Sources of European Foreign Policy
PROF. JEFFREY SACHS: No, in the immediate context, it’s clear, even as Germany is in government formation and all the rest, and even with Scholz, who was to a small extent a moderator of this, by saying, don’t send Taurus missiles and try to find some way forward. The greatest Russophobia, of course, comes from the smaller states, comes from the Baltic states, comes from Poland. That’s history.
But in terms of the real continuation of the war, this comes from Britain first and foremost, which provides so-called intelligence. I would say it’s the opposite of real intelligence, but they provide military intelligence. What an oxymoron. But they provide the weapons and targeting and tactical approaches.
And Macron has joined us despite the clear opposition to this from the majority of the French people. And Macron has so little approval in his own country. And all of this last few years has been a big part of the mass disapproval of the French people. This war policy, the sanctions policy, the boomeranging of recession in Europe, all of this is profoundly unpopular. And that’s why Marine Le Pen was, of course, far ahead in the opinion polls for the next president and until her sentencing yesterday.
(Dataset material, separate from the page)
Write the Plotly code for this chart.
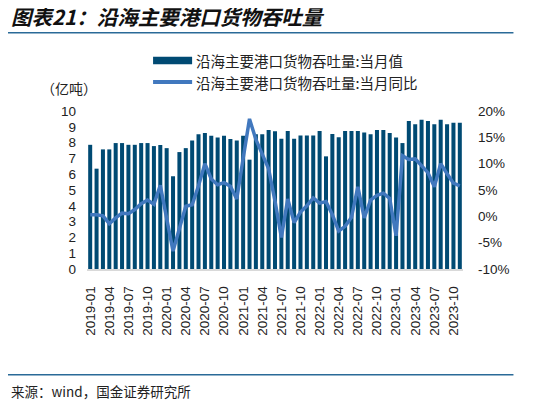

NIMA R. ALKHORSHI: Donald Trump in his policy toward Canada and Mexico. We know that Canada and Mexico are so important for the United States in terms of the economy, the way that the countries are important for the security of the United States. To look at the Trump administration and the way that we’re behaving in the Middle East, in Ukraine, we have to understand their important role in communicating with Canada and Mexico. Do you find that constructive? Because China is looking at that. Russia is eyeing that. Iran. Everybody is looking at the way that Donald Trump is communicating with the two countries, two important countries. Is that helpful for the agenda for the, I don’t know, strategy that Donald Trump has?
Trump’s Global Impact
PROF. JEFFREY SACHS: As I say, Donald Trump is uniting the world against the United States because he’s arrogant and crude vis-a-vis the entire world. By the way, even with Russia, where he says, oh, we should add sanctions. Okay, maybe we won’t add sanctions. This is his M.O. personally, his modus operandi, to talk tough, to make threats and so forth. It’s ugly stuff.
And all over the world, people are either scratching their heads or having all sorts of other interesting reactions. But it isn’t friendly reactions, I can tell you, and this is so it. You don’t have to look to Trump’s relations with Canada and Mexico to generate concern in China or elsewhere. They’re experiencing it directly in countless ways. On the tariff policy, on threats, on sanctions, on so many things.
Trump is full of bluster from morning till night and full of hostility and seemingly unable to think in cooperative terms with just about anybody except Benjamin Netanyahu. That seems to be the only place where there is a cooperative approach. Or maybe it’s the approach where Israel leads and the United States just follows along. But for all the rest, frankly, Trump’s making no friends anywhere, period.